出演作:『キミ犯人じゃないよね?』
第5話「ヴィーナスに魅せられた彼女」(テレビ朝日系)
放映日:2008年5月9日(金曜日 23:15〜24:10)視聴率 9.7%
映像作品:DVD「キミ犯人じゃないよね?DVD BOX」
(角川エンタテインメント ACBD-10586)2008年9月26日発売
映画「20世紀少年」への出演と舞台「フラガール」主演が発覚し、紀行番組で印度へ向かった2008年春の片瀬那奈ちゃんが、2008年4月期の連続ドラマに出演するなど普通なら考えられませんでした。ところが、片瀬クンは連ドラ2作品にゲスト出演してしまいます。其れどころか、バラエティ番組とは云え「浜田警察緊急出動スペシャル!〜本当にあった男と女のサスペンス劇場〜」(読売テレビ:2008年4月17日放送)や「ショコラ」(日本テレビ:2008年5月3日放送)などは、所謂ひとつの「再現ドラマ」への出演でありまして、うっかり女優歴に加えたくなる程の熱演を魅せております。止まらないナァ。
「キミ犯人じゃないよね?」は、片瀬クンとは「信長の棺(2006年)」以来の再共演となり当時には考えられない程に出世しちゃった「貫地谷しほりちゃん=森田さくら」と、歴代ライダー俳優のひとりで此の直後に「二人の食卓」(テレビ朝日:2008年5月30日放映)で片瀬クンに自慢のイタリアン料理を振る舞い2010年に「泣かないと決めた日」でも片瀬クンと再共演する「要潤さん=宇田川教生」のコムビが主演の、推理コメディです。てか「此れは貫地谷しほり&要潤主演の推理コメディ」で済む説明が、何でこんなに長くなるのよさ。
毎回、セレブ刑事の宇田川を尻目に、ド素人で「推理作家の卵」の自称「神出鬼没のアルバイター」さくらが真犯人を突き止める展開で、宇田川が「持ってかれた美女」が実は真犯人ってのもお約束です。脚本が「ケータイ刑事」シリーズと同じ片でして、其れからの我田引水なパロディも多く、貫地谷ちゃんの無意味なコスプレなども含めて「コアなヲタ向けのマニアックな悪ふざけドラマ」とも云えます。第五話にゲスト出演した片瀬那奈ちゃんが演じるクールビューティーで「ルナルナパークの副園長」である「流山まどか」も、ズバッとスルッと「真犯人」ですよっ。
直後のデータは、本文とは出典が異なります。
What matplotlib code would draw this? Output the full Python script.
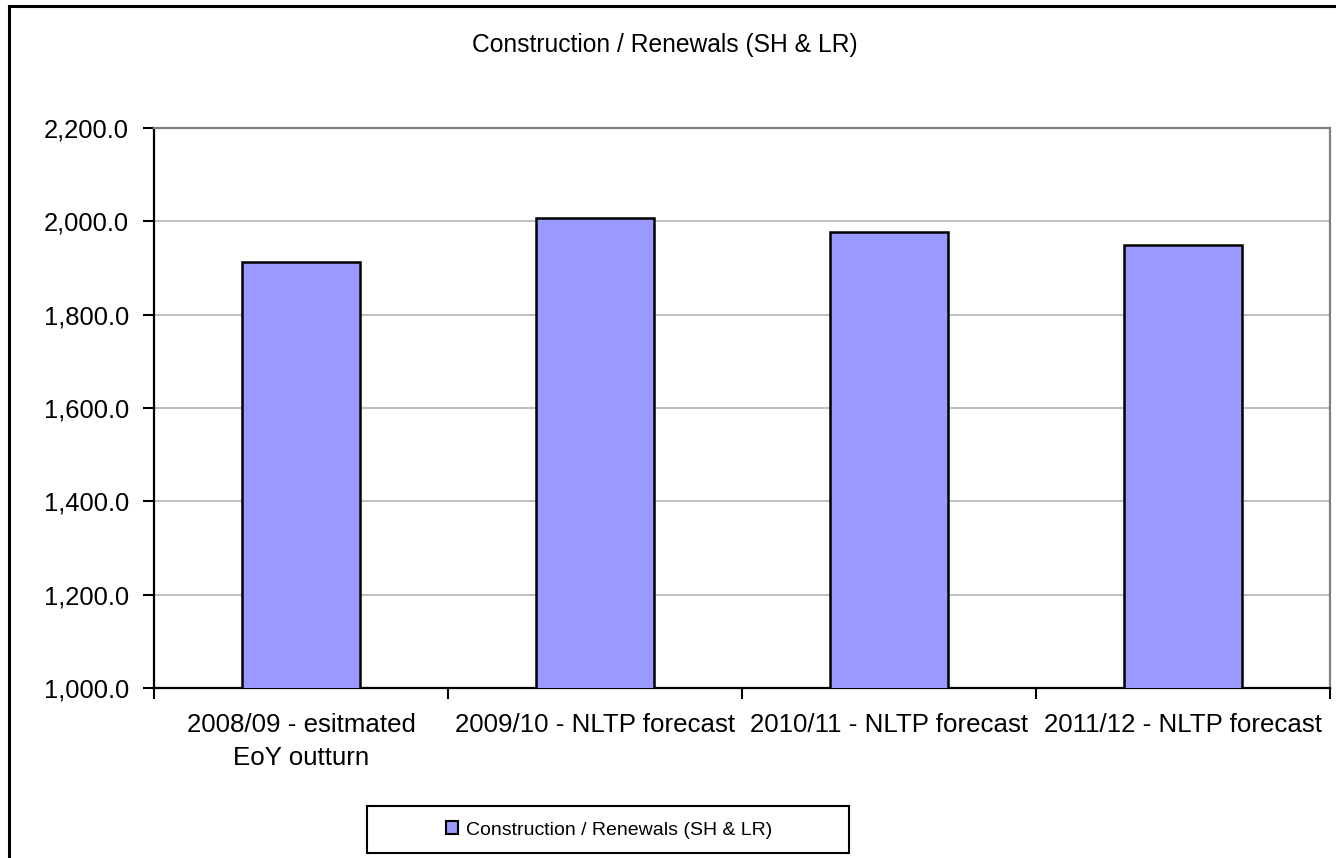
import matplotlib
matplotlib.use("Agg")
import matplotlib.pyplot as plt
from matplotlib.lines import Line2D
from matplotlib.patches import Patch, Rectangle
from matplotlib.ticker import FuncFormatter, FixedLocator

categories = ["2008/09 - esitmated\nEoY outturn", "2009/10 - NLTP forecast",
              "2010/11 - NLTP forecast", "2011/12 - NLTP forecast"]
values = [1913, 2008, 1978, 1949]
series_name = "Construction / Renewals (SH & LR)"
title = "Construction / Renewals (SH & LR)"
yticks = [1000, 1200, 1400, 1600, 1800, 2000, 2200]

plt.rcParams['font.family'] = ['Liberation Sans', 'DejaVu Sans']

W, H = 1336, 858
fig = plt.figure(figsize=(W / 100, H / 100), dpi=100)

# plot area in pixels
left, right, top, bottom = 154, 1330, 128, 688
ax = fig.add_axes([left / W, 1 - bottom / H, (right - left) / W, (bottom - top) / H])

x = list(range(len(categories)))
ax.bar(x, values, width=0.40, color="#9999FF", edgecolor="black", linewidth=1.8, zorder=3)
ax.set_xlim(-0.5, len(categories) - 0.5)
ax.set_ylim(1000, 2200)
ax.yaxis.set_major_locator(FixedLocator(yticks))
ax.yaxis.set_major_formatter(FuncFormatter(lambda v, p: f"{v:,.1f}"))
ax.grid(axis="y", color="#C0C0C0", linewidth=1.5, zorder=0)
ax.set_axisbelow(True)

# x ticks: labels at centers, tick marks at boundaries
ax.set_xticks(x)
ax.set_xticklabels(categories, fontsize=18.6, linespacing=1.45)
ax.tick_params(axis="x", which="major", length=0, pad=18)
ax.set_xticks([i - 0.5 for i in range(len(categories) + 1)], minor=True)
ax.tick_params(axis="x", which="minor", length=8, width=1.5, color="black", direction="out")
ax.tick_params(axis="y", length=8, width=1.5, color="black", labelsize=18.4, pad=10)

for s in ["left", "bottom"]:
    ax.spines[s].set_color("black")
    ax.spines[s].set_linewidth(1.6)
for s in ["top", "right"]:
    ax.spines[s].set_color("#808080")
    ax.spines[s].set_linewidth(1.6)

fig.text(665 / W, 1 - 45 / H, title, fontsize=17.7, ha="center", va="center")

# legend frame
fig.add_artist(Rectangle((367 / W, 1 - 853 / H), (849 - 367) / W, (853 - 806) / H,
                         transform=fig.transFigure, facecolor="white", edgecolor="black",
                         linewidth=1.5, zorder=1))
handle = Patch(facecolor="#9999FF", edgecolor="black", linewidth=1.5)
leg = fig.legend([handle], [series_name], loc="center",
                 bbox_to_anchor=(609 / W, 1 - 830 / H), fontsize=14.0,
                 frameon=False, handlelength=0.6, handleheight=0.6, handletextpad=0.4,
                 borderpad=0.0, borderaxespad=0)
leg.set_zorder(2)

# outer chart border (top & left visible)
fig.add_artist(Line2D([8.5 / W, 8.5 / W], [0, 1 - 6 / H], color="black", linewidth=2.2,
                      transform=fig.transFigure))
fig.add_artist(Line2D([8.5 / W, 1], [1 - 6 / H, 1 - 6 / H], color="black", linewidth=2.2,
                      transform=fig.transFigure))

fig.savefig("out.png", dpi=100, facecolor="white")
物語を詳しく説明するのは推理ドラマでは禁じ手ですが、此の作品なら大丈夫でしょう。ま、よーするに「流山まどか」は「ルナルナパーク」園長の実の娘で、亡くなった母ともども父親に捨てられ復讐を誓い立身出世して大企業から副園長の座に出向して来て、父親を殺害しちゃうわけよ。斜陽のテーマパークを復興させる為に園長と結託し彼が金星人にさらわれたとの芝居を打ち、殺人事件か?と思わせて捜索させ欺いて、其の後に本当に殺して最初に警察が疑った場所に埋めるってトリックで完全犯罪を企むものの、さくらに見破られてしまうのでした。迫真の殺害場面や宇田川を徹底的に見下す「ドS女王」振りが見どころで、真犯人なのに全く悲壮感が出ないスットコドッコイな落ちも待っています。
よく「クールビューティー」と称される片瀬那奈ですが、意外と「クールビューティー」な役柄を演じる機会は多くありません。一見「クールビューティー」乍ら、実は「変なおねえさん」でしたって役柄の方が定番です。此の「流山まどか」は、珍しく本当に「クールビューティー」な役柄なのです。ところが、作品自体の無茶苦茶さからなのか、まるで「クールビューティー」な役柄をパロディ化した様に感じられます。
思えば、連ドラへのゲスト出演は2003年の「こちら本池上署」以来の事でして、此れを観てもっとゲストでも出まくって色んな役柄を演じて欲しいと思ったものです。其の願いは「ええっ?こっちもあっちも出ちゃうの?」と驚かされる程に叶うのでした。
個人的には貫地谷ちゃんと対峙した場面での「頭ひとつ以上も違う二人の身長差」に、大いに萌えました。貫地谷ちゃんが垂直に近い角度で見上げてるのを顎を引いて見下ろす片瀬クンの図は、何なんだ?大人と子供じゃん!フレームに収まり切れませんよっ。カメラマンさん、本当に御苦労さん。まるでアノ時の「那奈理名」みたいだったよ。うん、実に好い構図だ。